Roberson played college basketball for the Colorado Buffaloes. The 6-foot-7-inch Roberson was initially recruited as a power forward but was converted into a small forward and, eventually, a shooting guard over the course of his college career. The large and athletic Roberson earned All-PAC 12 honors as a junior, averaging in double figures in points and rebounds for the second straight season. He left Colorado after his junior year and was selected 26th overall in the first round of the 2013 NBA Draft. For seven seasons, Roberson was a stalwart in the Oklahoma City Thunder’s starting five, battling through injuries and becoming one of the league’s best defensive players in lineups alongside the likes of Russell Westbrook. In the 2016-17 season, Roberson was named to the NBA’s All-Defensive Second Team. In February 2021, Roberson signed with the Brooklyn Nets and played for them briefly; he is currently a free agent.

 

 

Jordan Clarkson

 

Guard

Los Angeles Lakers (2014-2018)

Cleveland Cavaliers (2018-2019)

Utah Jazz (2019-Present)

The son of two members of the U.S. Air Force, Clarkson moved to San Antonio in first grade. Co-starring with the aforementioned André Roberson, Clarkson led the Wagner Thunderbirds to the upper echelons of Texas prep basketball. While Roberson was a big leaper, Clarkson was an energetic scoring machine for the Thunderbirds, averaging nearly 20 points a game in both his junior and senior seasons. He was named San Antonio’s High School Player of the Year for the 2009-10 season.

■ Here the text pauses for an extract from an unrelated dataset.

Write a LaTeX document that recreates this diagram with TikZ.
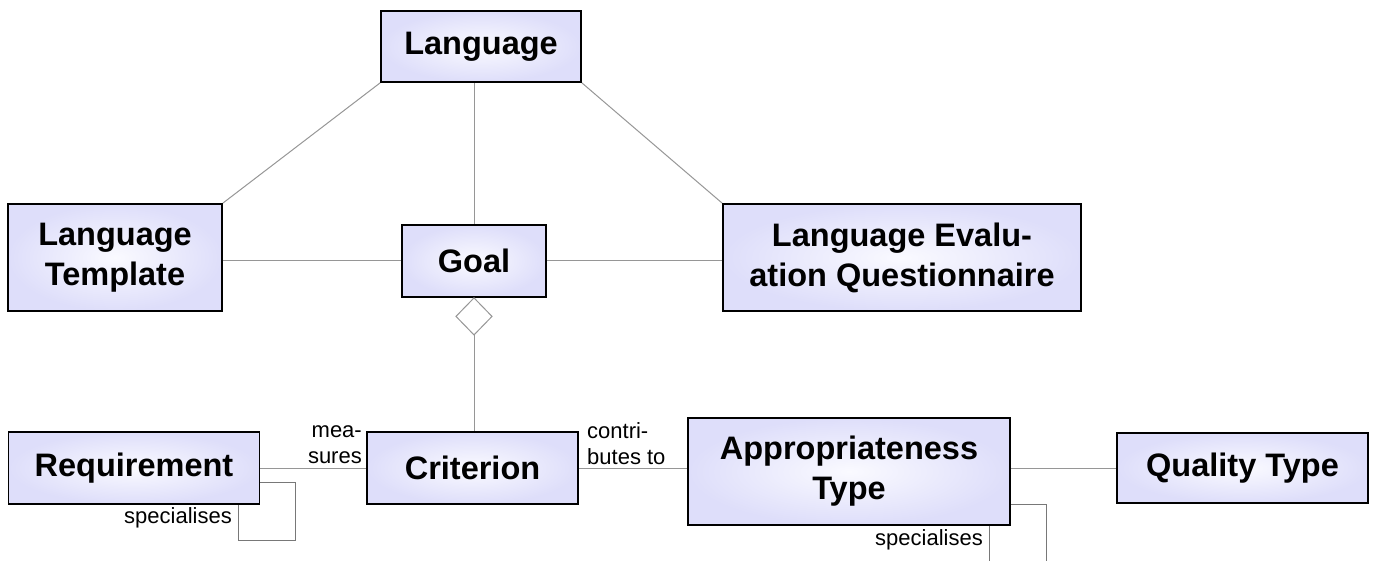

Clarkson began his college career at Tulsa, where he earned All-Conference USA honors as a sophomore before transferring to the University of Missouri. At Mizzou, Clarkson continued to thrive, averaging 17.5 points per game and earning second-team All-SEC honors. The Washington Wizards drafted Clarkson 46th overall in the 2014 NBA Draft and traded him to the Los Angeles Lakers shortly thereafter. Clarkson’s prowess as a scorer became evident immediately. He averaged nearly 12 points a game in his first season and was named to the NBA’s All-Rookie Team. Eight years into his NBA career, Clarkson has averaged better than 12 points per game every season. In the 2018-19 season, he enjoyed a career year with the Cleveland Cavaliers, posting nearly 17 points per night.